What you are asked to do >> Retype exactly the lines from the first one through the line with "import matplotlib.pyplot as plt", including both ends; skip any pictures.

----- Data

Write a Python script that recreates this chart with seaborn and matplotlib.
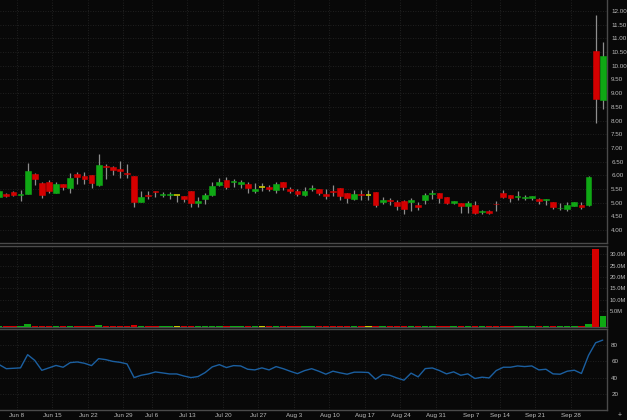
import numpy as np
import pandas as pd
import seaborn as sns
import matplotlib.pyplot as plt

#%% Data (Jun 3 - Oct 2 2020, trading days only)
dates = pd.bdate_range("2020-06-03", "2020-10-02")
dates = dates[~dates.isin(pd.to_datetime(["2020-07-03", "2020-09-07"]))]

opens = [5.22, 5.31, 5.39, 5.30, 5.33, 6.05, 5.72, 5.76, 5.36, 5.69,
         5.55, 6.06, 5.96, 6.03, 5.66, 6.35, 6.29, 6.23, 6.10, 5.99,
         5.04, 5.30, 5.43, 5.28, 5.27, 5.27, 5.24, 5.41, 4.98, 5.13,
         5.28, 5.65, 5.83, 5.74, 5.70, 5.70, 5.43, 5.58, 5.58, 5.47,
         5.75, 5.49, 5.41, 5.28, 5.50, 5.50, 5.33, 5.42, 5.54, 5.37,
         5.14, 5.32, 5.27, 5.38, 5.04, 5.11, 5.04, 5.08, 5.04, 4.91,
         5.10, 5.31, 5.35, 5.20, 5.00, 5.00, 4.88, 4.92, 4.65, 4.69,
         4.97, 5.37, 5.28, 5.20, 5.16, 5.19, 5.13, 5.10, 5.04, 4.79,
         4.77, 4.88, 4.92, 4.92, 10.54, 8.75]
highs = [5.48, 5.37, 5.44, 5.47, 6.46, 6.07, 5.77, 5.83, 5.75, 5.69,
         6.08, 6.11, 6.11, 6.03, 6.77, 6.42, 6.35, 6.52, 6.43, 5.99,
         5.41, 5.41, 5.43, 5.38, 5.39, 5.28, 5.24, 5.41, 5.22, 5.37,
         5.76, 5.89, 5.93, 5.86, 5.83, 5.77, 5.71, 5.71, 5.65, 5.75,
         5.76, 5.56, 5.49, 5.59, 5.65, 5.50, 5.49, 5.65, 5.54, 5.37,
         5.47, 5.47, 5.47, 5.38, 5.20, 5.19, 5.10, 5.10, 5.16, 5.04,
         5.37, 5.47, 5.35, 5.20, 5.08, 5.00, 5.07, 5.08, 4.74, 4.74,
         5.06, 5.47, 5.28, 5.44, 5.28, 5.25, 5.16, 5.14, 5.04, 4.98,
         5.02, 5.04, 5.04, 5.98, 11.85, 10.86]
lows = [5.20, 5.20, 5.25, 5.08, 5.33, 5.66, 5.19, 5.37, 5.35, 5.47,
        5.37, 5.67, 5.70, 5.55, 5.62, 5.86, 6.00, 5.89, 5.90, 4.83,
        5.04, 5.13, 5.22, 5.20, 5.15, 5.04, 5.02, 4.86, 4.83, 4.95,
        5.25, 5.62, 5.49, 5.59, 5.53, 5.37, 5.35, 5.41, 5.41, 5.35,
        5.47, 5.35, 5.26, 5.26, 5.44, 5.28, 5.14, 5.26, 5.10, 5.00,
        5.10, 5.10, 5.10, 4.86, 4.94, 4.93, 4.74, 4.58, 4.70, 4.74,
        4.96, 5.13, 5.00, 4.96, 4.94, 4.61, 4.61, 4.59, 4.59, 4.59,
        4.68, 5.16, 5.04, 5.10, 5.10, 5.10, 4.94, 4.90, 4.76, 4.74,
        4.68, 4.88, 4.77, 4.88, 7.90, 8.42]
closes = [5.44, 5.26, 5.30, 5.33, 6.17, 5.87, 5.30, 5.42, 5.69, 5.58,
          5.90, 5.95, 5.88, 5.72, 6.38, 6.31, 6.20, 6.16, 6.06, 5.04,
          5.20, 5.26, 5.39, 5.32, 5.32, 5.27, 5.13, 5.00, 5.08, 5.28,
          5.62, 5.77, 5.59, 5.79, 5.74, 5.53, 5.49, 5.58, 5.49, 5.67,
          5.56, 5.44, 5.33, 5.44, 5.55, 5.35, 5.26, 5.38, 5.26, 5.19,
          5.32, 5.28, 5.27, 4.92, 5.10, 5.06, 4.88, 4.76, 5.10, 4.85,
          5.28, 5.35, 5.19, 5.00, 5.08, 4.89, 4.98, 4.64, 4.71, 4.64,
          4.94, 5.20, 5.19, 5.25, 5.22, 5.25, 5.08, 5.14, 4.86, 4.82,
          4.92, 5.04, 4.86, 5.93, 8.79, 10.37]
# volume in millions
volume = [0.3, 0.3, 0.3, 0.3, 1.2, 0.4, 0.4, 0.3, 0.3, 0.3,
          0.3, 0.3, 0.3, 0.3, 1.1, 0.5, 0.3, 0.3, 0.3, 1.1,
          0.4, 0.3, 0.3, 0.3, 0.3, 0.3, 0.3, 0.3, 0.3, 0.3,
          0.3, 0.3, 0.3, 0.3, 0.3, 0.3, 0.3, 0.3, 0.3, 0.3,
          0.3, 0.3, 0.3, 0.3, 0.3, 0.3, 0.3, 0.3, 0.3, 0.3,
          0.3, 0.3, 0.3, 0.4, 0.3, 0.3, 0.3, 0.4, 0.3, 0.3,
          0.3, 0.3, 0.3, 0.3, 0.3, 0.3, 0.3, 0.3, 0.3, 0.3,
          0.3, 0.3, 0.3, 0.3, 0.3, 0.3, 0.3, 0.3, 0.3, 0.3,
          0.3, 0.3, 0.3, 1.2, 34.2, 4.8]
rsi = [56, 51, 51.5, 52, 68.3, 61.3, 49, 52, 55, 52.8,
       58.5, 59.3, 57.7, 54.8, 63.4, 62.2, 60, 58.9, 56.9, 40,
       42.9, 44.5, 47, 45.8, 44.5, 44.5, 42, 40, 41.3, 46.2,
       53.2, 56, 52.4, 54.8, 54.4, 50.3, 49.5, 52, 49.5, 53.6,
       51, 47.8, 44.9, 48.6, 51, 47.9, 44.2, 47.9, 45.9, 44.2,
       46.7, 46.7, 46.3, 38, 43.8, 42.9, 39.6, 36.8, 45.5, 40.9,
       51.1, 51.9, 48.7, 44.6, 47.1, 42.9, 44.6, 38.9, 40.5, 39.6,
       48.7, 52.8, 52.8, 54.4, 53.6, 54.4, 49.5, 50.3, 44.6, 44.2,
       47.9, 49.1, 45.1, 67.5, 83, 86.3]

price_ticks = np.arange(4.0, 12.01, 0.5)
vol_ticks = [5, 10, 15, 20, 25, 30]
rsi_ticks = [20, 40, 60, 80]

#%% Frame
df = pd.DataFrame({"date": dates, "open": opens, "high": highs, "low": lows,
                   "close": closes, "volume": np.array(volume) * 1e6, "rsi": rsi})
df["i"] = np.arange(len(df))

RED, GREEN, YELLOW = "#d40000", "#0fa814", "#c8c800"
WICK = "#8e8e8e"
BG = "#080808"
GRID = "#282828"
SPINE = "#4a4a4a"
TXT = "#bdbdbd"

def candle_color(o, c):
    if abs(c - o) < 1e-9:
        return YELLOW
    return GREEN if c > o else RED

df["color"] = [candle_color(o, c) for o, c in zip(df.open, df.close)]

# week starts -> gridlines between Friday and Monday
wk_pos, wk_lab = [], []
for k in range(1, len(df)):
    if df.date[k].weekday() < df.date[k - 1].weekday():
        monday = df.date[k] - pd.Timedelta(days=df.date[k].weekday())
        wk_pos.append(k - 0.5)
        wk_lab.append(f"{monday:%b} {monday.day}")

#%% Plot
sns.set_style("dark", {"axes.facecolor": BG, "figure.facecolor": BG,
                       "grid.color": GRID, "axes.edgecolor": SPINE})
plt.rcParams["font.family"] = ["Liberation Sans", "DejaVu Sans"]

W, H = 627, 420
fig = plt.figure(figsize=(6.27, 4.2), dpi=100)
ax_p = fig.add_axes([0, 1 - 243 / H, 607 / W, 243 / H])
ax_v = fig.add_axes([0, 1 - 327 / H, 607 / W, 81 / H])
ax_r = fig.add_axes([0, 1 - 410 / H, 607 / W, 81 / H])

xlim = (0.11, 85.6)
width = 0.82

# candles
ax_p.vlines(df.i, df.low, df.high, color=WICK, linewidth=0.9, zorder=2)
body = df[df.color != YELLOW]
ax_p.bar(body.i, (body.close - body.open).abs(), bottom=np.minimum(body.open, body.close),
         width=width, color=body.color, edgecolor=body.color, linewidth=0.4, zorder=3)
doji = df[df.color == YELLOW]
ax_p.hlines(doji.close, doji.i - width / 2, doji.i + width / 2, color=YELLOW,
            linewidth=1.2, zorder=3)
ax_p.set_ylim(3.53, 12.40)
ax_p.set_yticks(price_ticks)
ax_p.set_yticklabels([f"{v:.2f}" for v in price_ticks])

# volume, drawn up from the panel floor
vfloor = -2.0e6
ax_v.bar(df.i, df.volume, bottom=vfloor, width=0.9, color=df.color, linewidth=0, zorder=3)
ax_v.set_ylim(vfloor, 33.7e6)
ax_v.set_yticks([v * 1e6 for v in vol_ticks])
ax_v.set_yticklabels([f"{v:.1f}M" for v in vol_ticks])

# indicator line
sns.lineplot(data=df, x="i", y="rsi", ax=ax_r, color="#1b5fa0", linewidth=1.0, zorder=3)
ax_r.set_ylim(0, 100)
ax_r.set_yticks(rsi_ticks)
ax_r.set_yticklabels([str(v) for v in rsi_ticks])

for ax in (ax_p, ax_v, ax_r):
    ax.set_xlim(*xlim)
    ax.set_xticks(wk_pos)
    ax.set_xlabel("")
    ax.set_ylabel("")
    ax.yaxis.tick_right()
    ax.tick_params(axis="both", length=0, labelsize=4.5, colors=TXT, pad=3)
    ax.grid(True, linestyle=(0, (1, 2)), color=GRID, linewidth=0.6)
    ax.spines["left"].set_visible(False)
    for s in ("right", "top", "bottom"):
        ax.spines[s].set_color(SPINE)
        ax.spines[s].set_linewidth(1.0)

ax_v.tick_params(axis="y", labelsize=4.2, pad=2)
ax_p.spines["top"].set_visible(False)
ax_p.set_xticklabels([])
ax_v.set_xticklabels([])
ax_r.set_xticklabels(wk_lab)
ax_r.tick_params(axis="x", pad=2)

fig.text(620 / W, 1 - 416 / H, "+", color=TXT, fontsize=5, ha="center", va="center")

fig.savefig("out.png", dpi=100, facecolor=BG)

----------

Finished exercise >>
Write a Python script that recreates this chart with seaborn and matplotlib.
import numpy as np
import pandas as pd
import seaborn as sns
import matplotlib.pyplot as plt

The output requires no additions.